1258 GMT February 21, 2018
Gross domestic product in Germany was up 0.6 percent between April and June from the previous quarter, just below economists' expectations of 0.7 percent, Xinhua reported.
Nevertheless, the figure confirmed a continuing overall positive trend which economists attributed to rising investment and domestic consumption.
German consumers are increasingly in a spending mood as low unemployment contributes to higher earnings and the lasting low interest rate environment disincentivizes saving.

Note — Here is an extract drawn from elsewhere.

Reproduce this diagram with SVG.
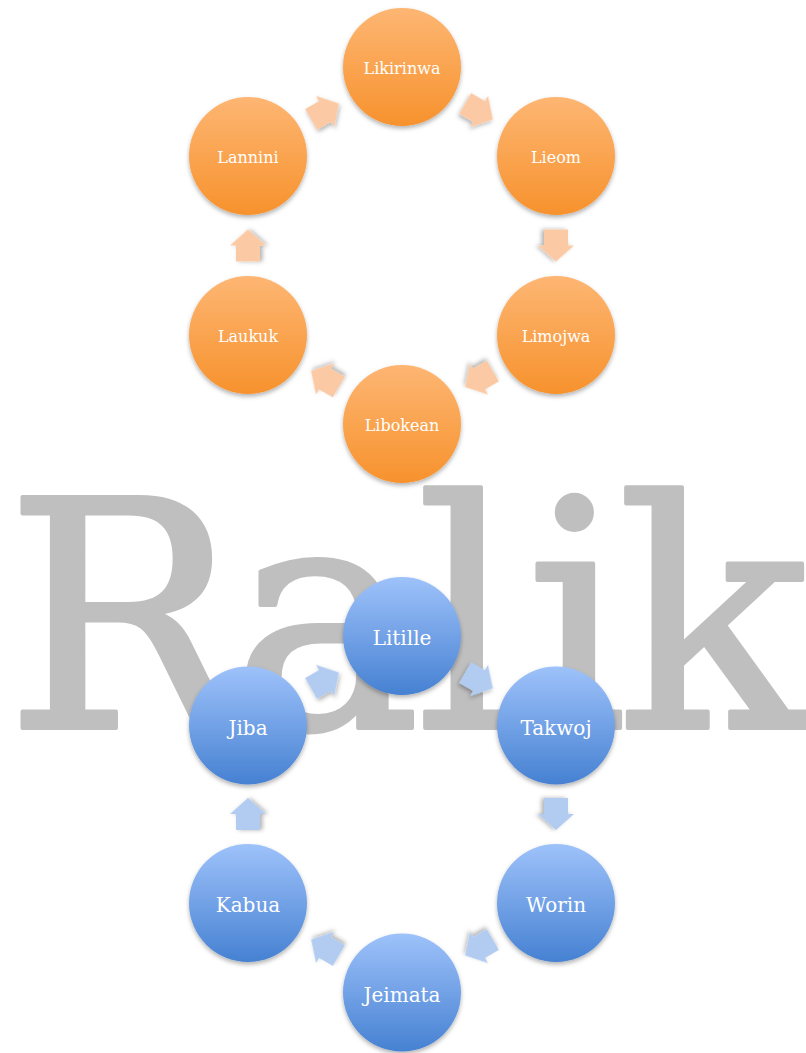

At the same time, the public sector has also raised its spending to accommodate hundreds of thousands of refugees.
Unlike during the first quarter of 2017, trade was not a major driver of growth between April and June.
"Price-adjusted imports grew much faster than exports compared to the same period last year," the Federal Statistical Office noted.
Firms appeared unperturbed by international risk factors such as Brexit, underscoring a new record level in business confidence recently measured by the Munich-based Ifo Institute for Economic Research. The optimism in boardrooms was reflected in growing investment in machinery, buildings and other assets.
The healthy showing of the German economy adds to a wider picture of a strengthening economic recovery across the Eurozone. The 19-member block grew by 0.6 percent in the second quarter of 2017, slightly behind the United States and twice the rate of Britain.